In high school, I started to color-coordinate my clothes. Pinks, reds, then oranges. Yellows, greens, then blues. Purple. Brown. White. Gray. Black. When I moved to college, I broke this organization down further before placing items in their makeshift rainbow: suits, pants, skirts, jackets, shirts, dresses. For me, it was where I found control. Despite curfews, then college choices; acceptance letters, then potential futures, it remained the single constant. It was only recently, after I moved from Miami to Boston for graduate school, that I realized I’d become the very closet I’d organized. I filled the closet space with pieces of my teen-hood juxtaposed with pieces of the twenty-something,  bang-haired girl with glasses who takes an extra fifteen minutes to get dressed because she has “nothing to wear” (when her closet is absolutely full). Then I stare into the polychromatic depths, decide I want to wear red (so I pull from the middle-left), grab the black shirt I had chosen the night before, and stick it back in its place. Because, well, everything has one.
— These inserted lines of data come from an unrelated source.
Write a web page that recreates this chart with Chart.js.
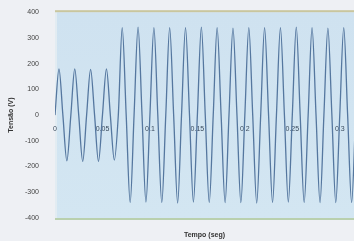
<!DOCTYPE html>
<html>
<head>
<meta charset="utf-8">
<script src="https://cdn.jsdelivr.net/npm/chart.js@4/dist/chart.umd.min.js"></script>
<style>
html,body{margin:0;padding:0;background:#eef0f4;}
#wrap{width:354px;height:241px;}
</style>
</head>
<body>
<div id="wrap"><canvas id="c" width="354" height="241"></canvas></div>
<script>
// Time samples (s): zero crossings and peaks
const timeValues = [0, 0.0042, 0.0083, 0.0125, 0.0167, 0.0208, 0.025, 0.0292, 0.0333, 0.0375,
  0.0417, 0.0458, 0.05, 0.0542, 0.0583, 0.0625, 0.0667, 0.0708, 0.075, 0.0792,
  0.0833, 0.0875, 0.0917, 0.0958, 0.1, 0.1042, 0.1083, 0.1125, 0.1167, 0.1208,
  0.125, 0.1292, 0.1333, 0.1375, 0.1417, 0.1458, 0.15, 0.1542, 0.1583, 0.1625,
  0.1667, 0.1708, 0.175, 0.1792, 0.1833, 0.1875, 0.1917, 0.1958, 0.2, 0.2042,
  0.2083, 0.2125, 0.2167, 0.2208, 0.225, 0.2292, 0.2333, 0.2375, 0.2417, 0.2458,
  0.25, 0.2542, 0.2583, 0.2625, 0.2667, 0.2708, 0.275, 0.2792, 0.2833, 0.2875,
  0.2917, 0.2958, 0.3, 0.3042, 0.3083, 0.3125, 0.3167];
// Voltage (V) at those samples
const voltageValues = [0, 180, 0, -178, 0, 180, 0, -180, 0, 178, 0, -180, 0, 180, 0, -175,
  0, 340, 0, -340, 0, 342, 0, -338, 0, 340, 0, -340, 0, 340,
  0, -342, 0, 340, 0, -338, 0, 342, 0, -340, 0, 340, 0, -340,
  0, 338, 0, -340, 0, 340, 0, -342, 0, 340, 0, -340, 0, 340,
  0, -338, 0, 342, 0, -340, 0, 340, 0, -340, 0, 338, 0, -340,
  0, 340, 0, -340, 0];
const xTickLabels = ['0', '0.05', '0.1', '0.15', '0.2', '0.25', '0.3'];
const xTickValues = [0, 0.05, 0.1, 0.15, 0.2, 0.25, 0.3];
const yTickValues = [-400, -300, -200, -100, 0, 100, 200, 300, 400];
const yTitle = 'Tensão (V)';
const xTitle = 'Tempo (seg)';

const points = timeValues.map((t, i) => ({x: t, y: voltageValues[i]}));

const plotBg = {
  id: 'plotBg',
  beforeDraw(chart) {
    const {ctx, chartArea: a} = chart;
    ctx.save();
    const g = ctx.createLinearGradient(0, a.top, 0, a.bottom);
    g.addColorStop(0, '#cfe2f0');
    g.addColorStop(1, '#d3e6f2');
    ctx.fillStyle = g;
    ctx.fillRect(a.left, a.top, a.right - a.left, a.bottom - a.top);
    ctx.fillStyle = '#e2ecf2';
    ctx.fillRect(a.left, a.top, 2, a.bottom - a.top);
    ctx.fillStyle = '#c9c69e';
    ctx.fillRect(a.left, a.top - 2, a.right - a.left, 2);
    ctx.fillStyle = '#b9d0ae';
    ctx.fillRect(a.left, a.bottom, a.right - a.left, 2);
    ctx.restore();
  }
};

new Chart(document.getElementById('c'), {
  type: 'line',
  data: {
    datasets: [{
      data: points,
      borderColor: '#55779f',
      borderWidth: 1.3,
      pointRadius: 0,
      cubicInterpolationMode: 'monotone',
      fill: false
    }]
  },
  options: {
    responsive: false,
    animation: false,
    events: [],
    layout: {padding: {top: 10, right: 0, left: 0, bottom: 0}},
    plugins: {legend: {display: false}, tooltip: {enabled: false}},
    scales: {
      x: {
        type: 'linear',
        min: 0, max: 0.315,
        position: {y: 0},
        z: 1,
        grid: {display: false},
        border: {display: false},
        afterBuildTicks(scale) { scale.ticks = xTickValues.map(v => ({value: v})); },
        ticks: {
          padding: 2,
          color: '#3a4b5e',
          font: {family: 'Liberation Sans', size: 7},
          maxRotation: 0,
          autoSkip: false,
          callback: (v, i) => xTickLabels[i]
        }
      },
      xb: {
        type: 'linear',
        min: 0, max: 0.315,
        position: 'bottom',
        grid: {display: false},
        border: {display: false},
        ticks: {display: false},
        title: {display: true, text: xTitle, color: '#333', padding: {top: 0, bottom: 2},
          font: {family: 'Liberation Sans', size: 7, weight: 'bold'}},
        afterFit(scale) { scale.height = 23; }
      },
      y: {
        min: -400, max: 400,
        grid: {display: false},
        border: {display: false},
        afterBuildTicks(scale) { scale.ticks = yTickValues.map(v => ({value: v})); },
        ticks: {
          padding: 8,
          color: '#444',
          font: {family: 'Liberation Sans', size: 7},
          callback: v => String(v)
        },
        title: {display: true, text: yTitle, color: '#333', padding: {top: 7, bottom: 0},
          font: {family: 'Liberation Sans', size: 7, weight: 'bold'}},
        afterFit(scale) { scale.width = 55; }
      }
    }
  },
  plugins: [plotBg]
});
</script>
</body>
</html>
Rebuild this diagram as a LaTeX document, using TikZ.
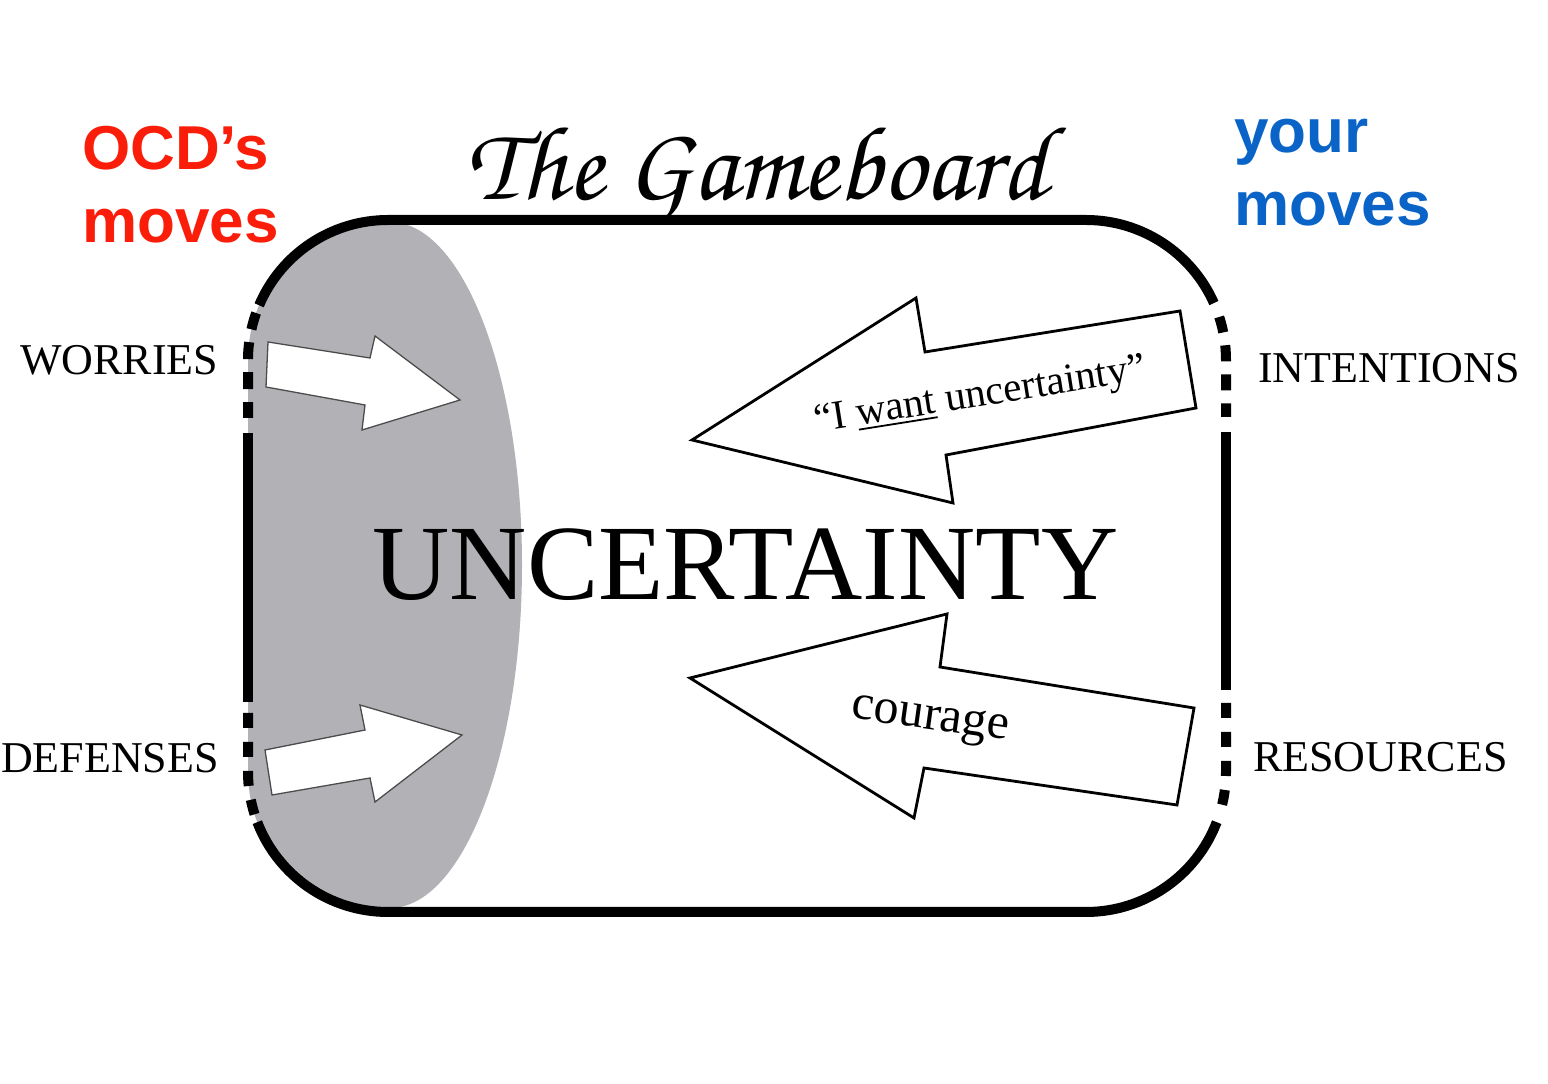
\documentclass[tikz,border=0pt]{standalone}
\usepackage[T1]{fontenc}
\usepackage{fontspec}
\usepackage{graphicx}
\setmainfont{Liberation Serif}
\newfontfamily\headsans{Liberation Sans}
\definecolor{ocdred}{RGB}{250,30,10}
\definecolor{yourblue}{RGB}{10,100,200}
\definecolor{boardgray}{RGB}{178,178,182}
\newcommand\wantline[1]{\setbox0\hbox{#1}\rlap{\rule[-5pt]{\wd0}{1.8pt}}\box0\relax}
\tikzset{
  border/.style={line width=10pt, black},
  solidpart/.style={border, line cap=butt},
  leftarrow/.style={fill=white, draw=black!70, line width=1.3pt, line join=miter},
  rightarrow/.style={fill=white, draw=black, line width=2.8pt, line join=miter},
  sidelabel/.style={inner sep=0pt, font=\fontsize{44}{50}\selectfont},
  movestext/.style={inner sep=0pt, align=left, font=\headsans\bfseries\fontsize{62}{73}\selectfont},
}
\begin{document}
\begin{tikzpicture}[x=1pt,y=1pt]
\useasboundingbox (0,0) rectangle (1548,1084);
\fill[white] (0,0) rectangle (1548,1084);

% grey region inside the board
\begin{scope}
  \clip[rounded corners=140pt] (248,172) rectangle (1226,864);
  \fill[boardgray] (200,176) -- (390,176)
    arc[start angle=-90, end angle=90, x radius=132, y radius=343] -- (200,862) -- cycle;
\end{scope}

% board outline: solid parts
\draw[solidpart] (388,724) ++(157:140) arc[start angle=157, end angle=90, radius=140]
  -- (1086,864) arc[start angle=90, end angle=24, radius=140];
\draw[solidpart] (388,312) ++(201:140) arc[start angle=201, end angle=270, radius=140]
  -- (1086,172) arc[start angle=270, end angle=339, radius=140];
\draw[solidpart] (248,651) -- (248,382);
\draw[solidpart] (1226,652) -- (1226,394);
% board outline: dashed parts
\draw[border, dash pattern=on 17pt off 13pt] (388,724) ++(160.4:140) arc[start angle=160.4, end angle=180, radius=140] -- (248,666);
\draw[border, dash pattern=on 15pt off 14pt] (248,371) -- (248,312) arc[start angle=180, end angle=198, radius=140];
\draw[border, dash pattern=on 16pt off 13pt] (1086,724) ++(17.9:140) arc[start angle=17.9, end angle=0, radius=140] -- (1226,667);
\draw[border, dash pattern=on 15pt off 14pt] (1226,381) -- (1226,312) arc[start angle=360, end angle=345.5, radius=140];

% OCD's arrows
\draw[leftarrow] (268,742) -- (370,726) -- (375,748) -- (460,684) -- (362,654) -- (365,679) -- (266,697) -- cycle;
\draw[leftarrow] (265,334) -- (365,354) -- (360,379) -- (462,349) -- (375,282) -- (370,306) -- (272,289) -- cycle;

% your arrows
\draw[rightarrow] (692,644) -- (916,786) -- (925,732) -- (1180,773) -- (1196,676) -- (946,629) -- (953,581) -- cycle;
\draw[rightarrow] (690,406) -- (947,470) -- (940,417) -- (1194,376) -- (1177,279) -- (924,316) -- (914,266) -- cycle;

\node[inner sep=0pt, anchor=base, rotate=9, font=\fontsize{41}{48}\selectfont] (want) at (982,678)
  {``I \wantline{want} uncertainty''};
\node[inner sep=0pt, anchor=base, rotate=-8, font=\fontsize{50}{58}\selectfont] (courage) at (929,355) {courage};

% central word
\node[inner sep=0pt, anchor=base, font=\fontsize{107}{120}\selectfont] (uncert) at (745.5,484) {UNCERTAINTY};

% side labels
\node[sidelabel, anchor=base west] (worries) at (20,709) {WORRIES};
\node[sidelabel, anchor=base west] (defenses) at (1,311) {DEFENSES};
\node[sidelabel, anchor=base west] (intentions) at (1258,701) {INTENTIONS};
\node[sidelabel, anchor=base west] (resources) at (1253,312) {RESOURCES};

% headings
\node[movestext, text=ocdred, anchor=base west] (ocd) at (82,841) {OCD’s\\moves};
\node[movestext, text=yourblue, anchor=base west] (yours) at (1234,858) {your\\moves};
\node[inner sep=0pt, anchor=base west] (title) at (466,884)
  {\resizebox{580pt}{!}{\usefont{T1}{pzc}{mb}{it}The Gameboard}};
\end{tikzpicture}
\end{document}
So this closet is the section of my life that is organized, the personal shrine where the only significant decisions involve where to place a shirt of multiple hues, or a memory. My closet includes boots (both high-heeled and snow), hats, a filing cabinet, elaborate pumps I rarely don, belts, old scarves, and a bedside table. (The table used to be in my grandparents’ house as a home to playing cards and notepads. Now it contains bathing suits and bras.) A Santa hat—that I used to wear at Subway at Christmastime—hangs off the edge of a bag. There’s a UCF football visor I took from an acquaintance. A Marlins hat. A knitted hat from Peru I received as a gift along with a rain stick. My high school homecoming dress and prom dress. The dress I wore to go salsa dancing the week before I broke my ankle in my third year of college. Personalized orange Converses that say “The Flash”—a Christmas gift during undergrad that eventually led to a first “I love you” the following February. This closet exposes me without restraint, my fears disrobed: self-consciousness in the bulk of a sweater, arguments dropped in plastic containers, family deaths hung like turtlenecks—among everything else.

There is the Harley Davidson jacket, size small, which my mother gave me in middle school: a reminder of her, and the wild girl I could have grown into. I tried it on the other day and it didn’t fit. Another jacket reminds me of my grandma— a hybrid half- jean – half-sweater thing that used to be part of a set. I remember buying it with her at Sawgrass Mall and how she smiled when I wore it. But I outgrew the pants. They were donated years ago, the jacket now resting—barely worn—between a gift and a hand-me-down.

The clothes I do wear are an eclectic mix of stripes and solids, V-necks and collars, darks and lights. I have several sweaters left over from high school I still wear, which were once worn in the Florida sunshine to hide my chest (now I wear them just to keep warm during Massachusetts winter). There is the minimal collection of business attire: the start of a changing closet, a step into the professional world being taken in very short strides.

And then finally, there is the suit: The first suit I ever had to buy on my own. The suit I tried on as I cried in the dressing room of Macy’s. The suit I wore as I stood at my grandmother’s funeral, speaking last after my father. This has its own place on the leftmost side of my closet. And perhaps I’ll find the opportunity, the strength to wear it again—a suit potentially representative of both the old, and newer me.